Aujourd'hui, Motown aime le rap. C'est chez ce label, le plus vénérable de toute la Black Music, qu'on retrouve Migos et Lil Yachty. Plus généralement, son association avec Quality Control Music lui permet désormais d'être plus ou moins à la pointe de qui se fait au Sud. Mais il n'en a pas toujours été ainsi. A l'origine, la vieille garde de la musique afro-américaine dans son ensemble avait regardé avec incompréhension, voire hostilité, l'apparition de ce nouveau genre, laissant à de petits labels spécialisés comme Sugar Hill, Profile, Tommy Boy et Def Jam le soin de sortir ses premiers grands disques. Mais avec le succès du rap à la fin des années 80, l'illustre maison avait bien dû s'y mettre, avec des gens tels que le producteur et rappeur Jesse West, alias 3rd Eye, ou un peu plus tard M.C. Brains, connu pour son titre "Oochie Coochie".
LaTasha Rogers, alias MC Trouble, fut quant à elle la première rappeuse à rejoindre Motown. Avec cette native de Los Angeles, le label avait fait un bon choix, puisque son single "(I Wanna) Make You Mine" remporta un certain succès, préparant le terrain à l'album à venir. Dès ce titre, la présence de la jeune femme chez Motown faisait sens. Il s'agissait en effet de la bête déclaration d'amour à un homme idéal, avec The Good Girls au refrain, un trio souvent présenté comme une version des Supremes mise au goût du jour. L'ensemble de l'album, Gotta Get A Grip, recelait lui aussi des chansons ancrés dans la variété afro-américaine. Il était rempli d'un groove funky un peu vieillot et de voix chantées, les thèmes centraux étaient l'amour et les hommes, et la rappeuse passait parfois au chant, comme sur "Thing For You".

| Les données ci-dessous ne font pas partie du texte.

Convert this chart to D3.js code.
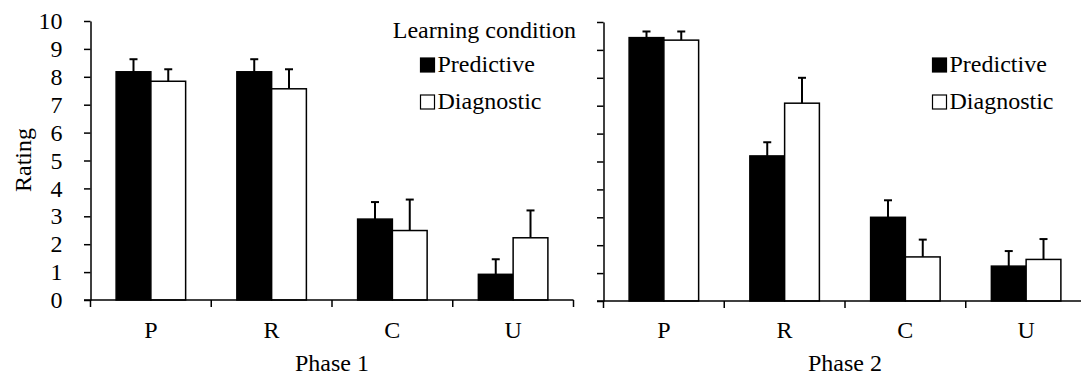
<!DOCTYPE html>
<html>
<head>
<meta charset="utf-8">
<script src="https://cdn.jsdelivr.net/npm/d3@7"></script>
<style>
  html, body { margin: 0; padding: 0; background: #fff; }
  svg { display: block; }
</style>
</head>
<body>
<svg id="chart" width="1081" height="376"></svg>
<script>
// Stimulus categories and learning-condition series
const categories = ["P", "R", "C", "U"];
const seriesNames = ["Predictive", "Diagnostic"];
const yTicks = [0, 1, 2, 3, 4, 5, 6, 7, 8, 9, 10];

// Mean ratings and standard errors, Phase 1
const phase1Predictive = [8.18, 8.18, 2.90, 0.92];
const phase1PredictiveErr = [0.45, 0.45, 0.61, 0.54];
const phase1Diagnostic = [7.84, 7.57, 2.49, 2.23];
const phase1DiagnosticErr = [0.43, 0.70, 1.11, 0.98];

// Mean ratings and standard errors, Phase 2
const phase2Predictive = [9.44, 5.20, 3.00, 1.25];
const phase2PredictiveErr = [0.22, 0.49, 0.61, 0.54];
const phase2Diagnostic = [9.35, 7.09, 1.58, 1.49];
const phase2DiagnosticErr = [0.31, 0.91, 0.62, 0.73];

const FONT_FAMILY = "'Liberation Serif', 'Times New Roman', serif";
const FONT = 24;
const fills = { Predictive: "#000", Diagnostic: "#fff" };

const svg = d3.select("#chart")
  .attr("font-family", FONT_FAMILY)
  .attr("font-size", FONT);

function label(sel) {
  return sel.attr("font-family", FONT_FAMILY).attr("font-size", FONT).attr("fill", "#000");
}

function drawPanel(opts) {
  const { x0, x1, yBottom, yTop, title, pred, predErr, diag, diagErr, showYLabels, legend } = opts;
  const g = svg.append("g");

  const x = d3.scaleBand().domain(categories).range([x0, x1]).paddingInner(0).paddingOuter(0);
  const xs = d3.scaleBand().domain(seriesNames).range([0, x.bandwidth()]).paddingInner(0).paddingOuter(0.737);
  const y = d3.scaleLinear().domain([0, 10]).range([yBottom, yTop]);

  const rows = categories.map((c, i) => ({
    cat: c,
    vals: [
      { s: "Predictive", v: pred[i], e: predErr[i] },
      { s: "Diagnostic", v: diag[i], e: diagErr[i] }
    ]
  }));

  // Error bars (upper half only), drawn behind the bars
  const eb = g.append("g");
  rows.forEach(r => r.vals.forEach(d => {
    const cx = x(r.cat) + xs(d.s) + xs.bandwidth() / 2;
    eb.append("line")
      .attr("x1", cx).attr("x2", cx)
      .attr("y1", y(d.v)).attr("y2", y(d.v + d.e))
      .attr("stroke", "#000").attr("stroke-width", 2);
    eb.append("line")
      .attr("x1", cx - 4).attr("x2", cx + 4)
      .attr("y1", y(d.v + d.e)).attr("y2", y(d.v + d.e))
      .attr("stroke", "#000").attr("stroke-width", 2);
  }));

  // Bars
  rows.forEach(r => {
    g.selectAll(null).data(r.vals).enter().append("rect")
      .attr("x", d => x(r.cat) + xs(d.s))
      .attr("y", d => y(d.v))
      .attr("width", xs.bandwidth())
      .attr("height", d => y(0) - y(d.v))
      .attr("fill", d => fills[d.s])
      .attr("stroke", "#000")
      .attr("stroke-width", 1.5);
  });

  // Y axis
  const yAxis = d3.axisLeft(y).tickValues(yTicks).tickSize(6.5).tickSizeOuter(0)
    .tickFormat(showYLabels ? d3.format("d") : "");
  const ya = g.append("g").attr("transform", `translate(${x0},0)`).call(yAxis);
  ya.select(".domain").attr("stroke", "#000").attr("stroke-width", 1.5);
  ya.selectAll(".tick line").attr("stroke", "#000").attr("stroke-width", 1.5);
  ya.selectAll(".tick text").attr("x", -28).call(label);

  // X axis line with category boundary ticks
  g.append("line")
    .attr("x1", x0 - 6.5).attr("x2", x1)
    .attr("y1", y(0)).attr("y2", y(0))
    .attr("stroke", "#000").attr("stroke-width", 1.5);
  const bounds = categories.map(c => x(c)).concat([x1]);
  g.selectAll(null).data(bounds).enter().append("line")
    .attr("x1", d => d).attr("x2", d => d)
    .attr("y1", y(0)).attr("y2", y(0) + 7)
    .attr("stroke", "#000").attr("stroke-width", 1.5);

  // Category labels
  g.selectAll(null).data(categories).enter().append("text")
    .attr("x", d => x(d) + x.bandwidth() / 2)
    .attr("y", 338)
    .attr("text-anchor", "middle")
    .call(label)
    .text(d => d);

  // Panel title under the axis
  g.append("text")
    .attr("x", (x0 + x1) / 2)
    .attr("y", 371)
    .attr("text-anchor", "middle")
    .call(label)
    .text(title);

  // Legend
  if (legend) {
    const lg = g.append("g");
    if (legend.heading) {
      lg.append("text")
        .attr("x", legend.headingRight).attr("y", 38)
        .attr("text-anchor", "end")
        .call(label)
        .text(legend.heading);
    }
    seriesNames.forEach((s, i) => {
      const by = 72 + i * 37;
      lg.append("rect")
        .attr("x", legend.x).attr("y", by - 14)
        .attr("width", 14).attr("height", 14)
        .attr("fill", fills[s]).attr("stroke", "#000").attr("stroke-width", 1.2);
      lg.append("text")
        .attr("x", legend.x + 17).attr("y", by)
        .call(label)
        .text(s);
    });
  }
  return g;
}

drawPanel({
  x0: 90.5, x1: 573.5, yBottom: 300, yTop: 21,
  title: "Phase 1",
  pred: phase1Predictive, predErr: phase1PredictiveErr,
  diag: phase1Diagnostic, diagErr: phase1DiagnosticErr,
  showYLabels: true,
  legend: { x: 420.5, heading: "Learning condition", headingRight: 576 }
});

drawPanel({
  x0: 603.5, x1: 1086.5, yBottom: 301, yTop: 22,
  title: "Phase 2",
  pred: phase2Predictive, predErr: phase2PredictiveErr,
  diag: phase2Diagnostic, diagErr: phase2DiagnosticErr,
  showYLabels: false,
  legend: { x: 932.5 }
});

// Shared y-axis title
svg.append("text")
  .attr("transform", "translate(31,160) rotate(-90)")
  .attr("text-anchor", "middle")
  .call(label)
  .text("Rating");
</script>
</body>
</html>
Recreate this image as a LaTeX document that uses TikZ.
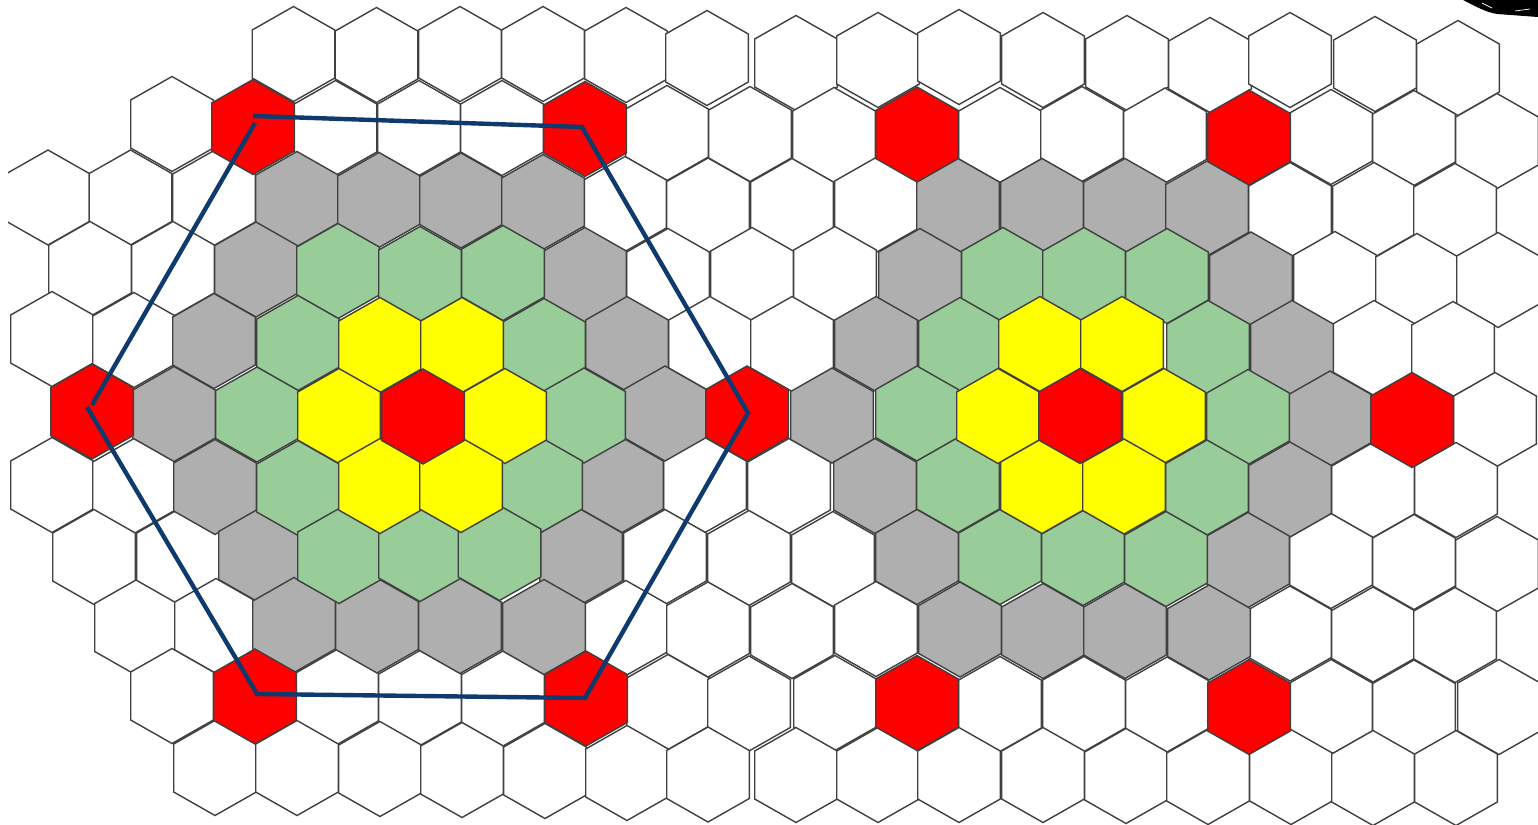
\documentclass[tikz,border=0pt]{standalone}
\definecolor{cellline}{HTML}{404040}
\definecolor{cellgray}{HTML}{AFAFAF}
\definecolor{cellgreen}{HTML}{98CC98}
\definecolor{cellyellow}{HTML}{FFFF00}
\definecolor{cellred}{HTML}{FF0000}
\definecolor{clusternavy}{HTML}{0F3A6E}
\newcommand{\hexcell}[3]{\path[#3] (#1-41.3,#2-24)--(#1,#2-47.5)--(#1+41.3,#2-24)--(#1+41.3,#2+24)--(#1,#2+47.5)--(#1-41.3,#2+24)--cycle;}
\tikzset{
  plainhex/.style={draw=cellline,line width=1.4pt,line join=miter,fill=white},
  grayhex/.style={plainhex,fill=cellgray},
  greenhex/.style={plainhex,fill=cellgreen},
  yellowhex/.style={plainhex,fill=cellyellow},
  redhex/.style={plainhex,fill=cellred},
  clusterline/.style={draw=clusternavy,line width=4.4pt,line join=miter}
}
\begin{document}
\begin{tikzpicture}[x=1pt,y=-1pt]
\useasboundingbox (0,0) rectangle (1538,824);
\fill[white] (0,0) rectangle (1538,824);
\begin{scope}
\clip (8,0) rectangle (1538,824);
\foreach \x/\y in {293.5/54,376.5/55,460/54,543/54,626/55,707/58,796/63,878/60,959/57,1043/60,1127/63,1210/65,1290/60,1375/64,1458/68,
172/124,335.5/128,419/128,502/128,667/133,750/134,834/135,1000/135,1082/134,1165/135.5,1331/137,1414/138,1497/141,
48/197.5,130.5/197.5,214/198,625/204,708/205.5,792/206,876/205,1290/210,1374/210,1455/211,
90/269,173/269,668/276,752/275,835/274,1335/279,1417/281,1498/280,
52/339,134/340,710/344,792/344,1374/348,1453/349,
1495/420,
52/485,134/486,705/485,789/486,1373/490,1456/490,
94/557,178/557,665/557,749/558,833/559,1331/561,1414/562,1497/564,
136/627.5,216/626,626/628,708/629.5,792/631,876/629,1290/633.5,1373/634.5,1455/635,
172/696,337/697,420/698,503/698.5,668/702,749/703.5,835/703,1000/704,1084/704,1167/704.5,1331/707,1414/707.5,1499/707,
215/768,297/768,380/769,462/770,545/771,627/773,708/774.5,796/775,878/775,959/775,1043/775,1126/776,1208/777,1291/777,1373/778,1456/778}
  {\hexcell{\x}{\y}{plainhex}}
\foreach \x/\y in {297/199,379/200,461/200.5,543/202,958/206,1042/206,1125/206,1207/208.5,
256/269.5,585/275,920/276,1251/279.5,
214/341,627/344,876/344,1292/348,
174/414,665/413.5,832/415.5,1330/418.5,
215/487,622/485,875/486,1290/489.5,
260/555.5,581/557,917/557,1248/560,
294/625,377/625.5,460/626,544/627,960/629.5,1043/631,1125/631,1209/632.5}
  {\hexcell{\x}{\y}{grayhex}}
\foreach \x/\y in {338/271,420/274,503/273,1003/275,1084/275,1167/276,
298/343,544/346,960/345,1208/348,
257/414.5,584/415.5,917/413.5,1248/417,
298/488,541/485,958/485,1207/487.5,
339/556,420/554,499.5/553,1000/557,1083/558,1166/559}
  {\hexcell{\x}{\y}{greenhex}}
\foreach \x/\y in {380/345,462/345,339/416,505/416,380/486,461/485,1040/344,1122/344,998/416,1164/416,1042/486,1124/486.5}
  {\hexcell{\x}{\y}{yellowhex}}
\foreach \x/\y in {253/127,585/129,917/134.5,1249/137.5,92/411.5,423/416.5,747/413.5,1080/416,1412/420,255/696.5,586/698.5,917/703,1249/707}
  {\hexcell{\x}{\y}{redhex}}
\end{scope}
% navy cluster outline
\coordinate (tl) at (253,116);
\coordinate (tr) at (582,127);
\coordinate (ri) at (748,413);
\coordinate (br) at (585,698);
\coordinate (bl) at (257,694);
\coordinate (le) at (87,407);
\coordinate (lf) at (92,405);
\coordinate (tm) at (255,123);
\draw[clusterline] (tl) -- (tr) -- (ri) -- (br) -- (bl) -- (le);
\draw[clusterline] (lf) -- (tm);
% ink smudge in the top right corner
\fill[black] (1463,0) .. controls (1475,6) and (1485,12) .. (1497,14) -- (1538,17) -- (1538,0) -- cycle;
\draw[white,line width=0.7pt] (1482,3) -- (1492,8) (1515,11) -- (1530,9);
\end{tikzpicture}
\end{document}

Cependant, Gotta Get A Grip demeurait un disque de rap. MC Trouble y rappait avec hargne et avec assurance,. Elle pratiquait l'égo-trip et le style battle sur "Here Comes Trouble" et "Points Proven". Elle chauffait les salles sur l'un des morceaux bonus que comptait l'édition CD, "Is It Live". Elle se montrait politique, vindicative et pro-Black sur "Black Line" ainsi que sur le titre éponyme, "Gotta Get A Grip", sur une musique sèche et remplie de scratches furieux. Même sur la romance "(I Wanna) Make You Mine", MC Trouble déclarait sur quelques lignes qu'elle n'était pas une gentille. Et quand elle décrivait ses types d'hommes sur "Fly Guy", elle le faisait sur le mode de l'humour et de l'insolence, en vantant par exemple leurs gros postérieurs.
Cette rappeuse avait du potentiel. Et elle avait aussi des fans, comme allaient l'indiquer bientôt les hommages de ses pairs : celui de Q-Tip à la fin de "Vibes and Stuff", un morceau du classique d'A Tribe Called Quest The Low End Theory, et celui plus appuyée encore de Nefertiti sur "Trouble In Paradise". Toutefois, comme l'indiquaient ces morceaux marqués par le deuil, il n'y eut pas de suite à la carrière de MC Trouble. La jeune femme, qui souffrait depuis toujours d'épilepsie, fut emportée par une attaque en 1991, à 20 ans, alors qu'elle travaillait sur son second album. Et bien que l'on célèbre souvent les rappeurs morts, son nom à elle, hormis chez les amateurs les plus avertis, s'effaça quelque peu de la mémoire du hip-hop.